Thursday, September 09, 2004

Why Howard is Menzies' heir

The Prime Minister has not moved to the right.  It is the moral middle class that has moved to the left.

The claim that under John Howard the Liberal Party has moved away from its middle-class base is wrong.  In fact, the opposite has occurred.  The middle class is fracturing and sections of it -- those that place a higher priority on conspicuous compassion -- are shifting their political allegiance from the Liberals to the ALP, and increasingly to the Greens.

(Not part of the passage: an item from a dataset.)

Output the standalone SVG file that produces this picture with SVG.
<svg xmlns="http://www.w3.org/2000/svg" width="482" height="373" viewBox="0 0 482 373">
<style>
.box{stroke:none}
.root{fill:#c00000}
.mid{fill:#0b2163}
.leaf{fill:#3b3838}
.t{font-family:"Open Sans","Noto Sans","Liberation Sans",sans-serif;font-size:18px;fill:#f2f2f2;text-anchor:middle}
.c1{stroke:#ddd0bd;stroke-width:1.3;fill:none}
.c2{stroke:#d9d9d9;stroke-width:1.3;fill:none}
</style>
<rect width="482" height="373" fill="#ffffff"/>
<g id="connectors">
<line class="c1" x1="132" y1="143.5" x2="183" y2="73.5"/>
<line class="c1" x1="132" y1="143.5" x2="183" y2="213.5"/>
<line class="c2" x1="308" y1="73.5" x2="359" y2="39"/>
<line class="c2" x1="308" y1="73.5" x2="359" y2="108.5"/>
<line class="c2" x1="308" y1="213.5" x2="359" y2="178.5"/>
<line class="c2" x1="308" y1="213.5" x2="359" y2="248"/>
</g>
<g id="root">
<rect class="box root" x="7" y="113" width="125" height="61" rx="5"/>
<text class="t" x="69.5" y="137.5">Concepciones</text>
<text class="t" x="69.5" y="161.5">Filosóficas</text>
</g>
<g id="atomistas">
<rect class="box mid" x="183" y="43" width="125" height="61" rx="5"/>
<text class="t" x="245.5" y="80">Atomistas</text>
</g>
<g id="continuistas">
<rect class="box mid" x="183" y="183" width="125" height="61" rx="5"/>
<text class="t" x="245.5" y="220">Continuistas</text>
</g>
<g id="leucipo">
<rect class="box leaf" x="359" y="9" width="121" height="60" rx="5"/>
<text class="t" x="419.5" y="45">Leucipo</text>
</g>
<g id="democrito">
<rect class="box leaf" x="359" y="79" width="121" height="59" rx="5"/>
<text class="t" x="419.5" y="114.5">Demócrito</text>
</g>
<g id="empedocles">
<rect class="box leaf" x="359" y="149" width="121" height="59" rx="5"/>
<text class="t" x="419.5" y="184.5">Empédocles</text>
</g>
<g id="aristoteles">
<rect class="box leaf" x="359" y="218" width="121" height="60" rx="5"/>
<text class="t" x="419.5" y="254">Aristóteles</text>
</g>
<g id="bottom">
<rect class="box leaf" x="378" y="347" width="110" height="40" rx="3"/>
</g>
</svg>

It is not that Howard has moved to the right, but rather that sections of the middle class have moved to the left.  Menzies rallied the middle class, what he famously called "the forgotten people", around some key issues on which there was community agreement.  The importance of the family, an emphasis on personal responsibility, and a stress on national security provided the bedrock of the Liberals' electoral support throughout the 1950s and '60s.  They are the same themes Howard has been talking about ever since he became prime minister.  And yet somehow, Howard is accused of abandoning the legacy of Menzies.  On the contrary.  Ideologically, Howard is the direct descendant of Menzies.

In the 1980s the terms of the economic debate in Australia shifted to the right.  Ideas such as financial deregulation and the elimination of tariffs, that were regarded as extreme a few years earlier, won widespread acceptance.  The development of "economic rationalism" has been widely documented.

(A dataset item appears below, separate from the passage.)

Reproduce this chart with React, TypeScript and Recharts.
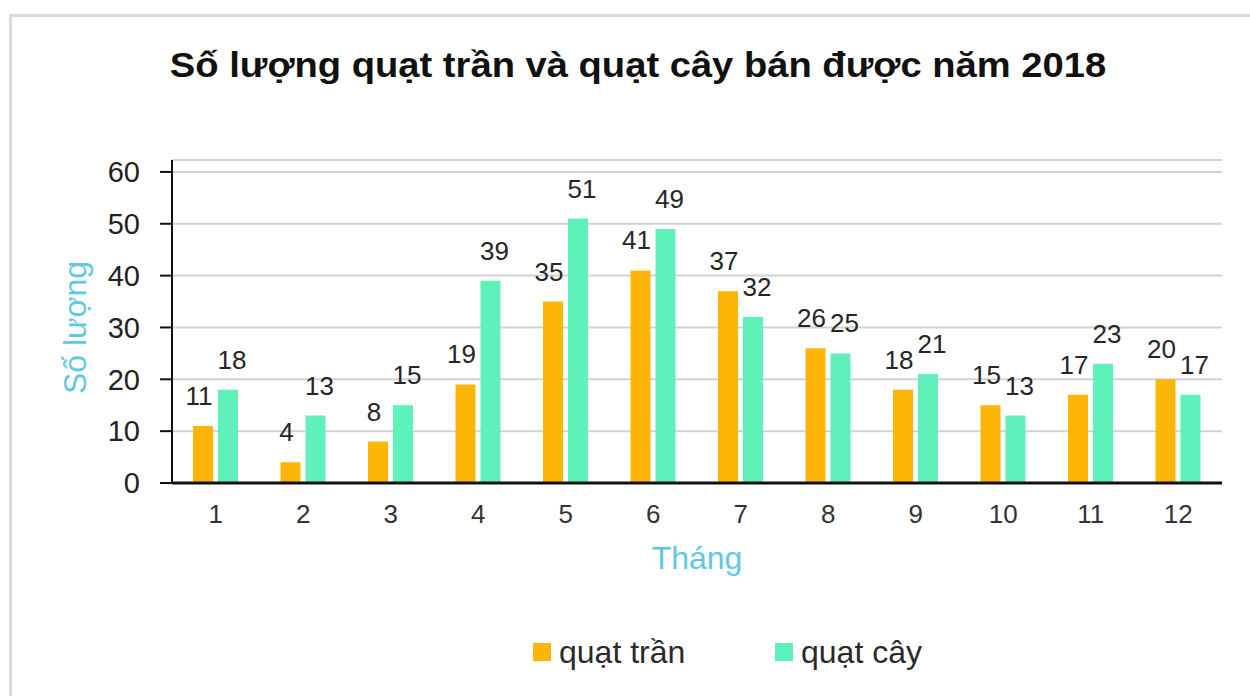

What has received far less attention is what happened in other policy areas.  Middle-class attitudes on social issues moved to the left.  This was a process that began with the social revolution of the 1960s.  The goal of personal liberation replaced the traditional ties of commitment to family, the church, and to country.  Vietnam and Watergate dissolved allegiances to existing authority.

As the electorate moved to the left on social policy, so did both of our major political parties.  The Liberals, under Gorton, were well to the left of where they had been under Menzies.  In much the same way, Whitlam's ALP was more left-wing than it had been under Calwell or even Evatt.

By the 1980s, the protesters of the '70s had become the middle class.  The rise of parties outside of the mainstream, not just in Australia, but internationally, can be dated from the maturing of the leaders of radical student groups, nearly all of whom came from middle-class backgrounds.  At first, the outlet for their energies was the peace and nuclear disarmament movements.  Later the environment became their cause.  It is ironic that the prosperous conditions of the 1980s helped fuel the rise of the Greens.

As the middle class became financially more secure it could afford to express its concerns about matters other than the economy.  The Democrats and the Greens are an entirely middle-class phenomenon because only the middle class can afford the cost of their policies -- the working class can't.

This raises the issue of the reason for the attraction of John Howard to the so-called "working class".  To many academics and media commentators this is a mystery.  It shouldn't be.  Just as Menzies did, Howard expresses in simple terms the aspirations of those Australians who want a better life for themselves and for their children.  The difference between the two classes is not in their objectives.

What separates them is that in the 1950s, Menzies' message appealed to the middle class and the working class.  If it were not for the support of significant sections of the working class, Menzies could not have sustained his success.  Half a century later the message is the same, but while it continues to appeal to the working class it is becoming less attractive to sections of the middle class.

Menzies had a certainty of vision about communism, as Howard has a certainty of vision about the war on terrorism.  Both succeeded in infuriating their opponents.  It is true that some of the criticism directed at Howard, over, for example, his support for the Iraq war, has come from those who regard themselves as middle class.  That this is happening says more about the middle class than it does about the Liberal Party.  What has occurred is that the moral equivocating that characterised the left in Menzies' time is now also a feature of the middle class.

Despite what some might wish to believe, the middle class doesn't have a mortgage on morality -- and John Howard knows it.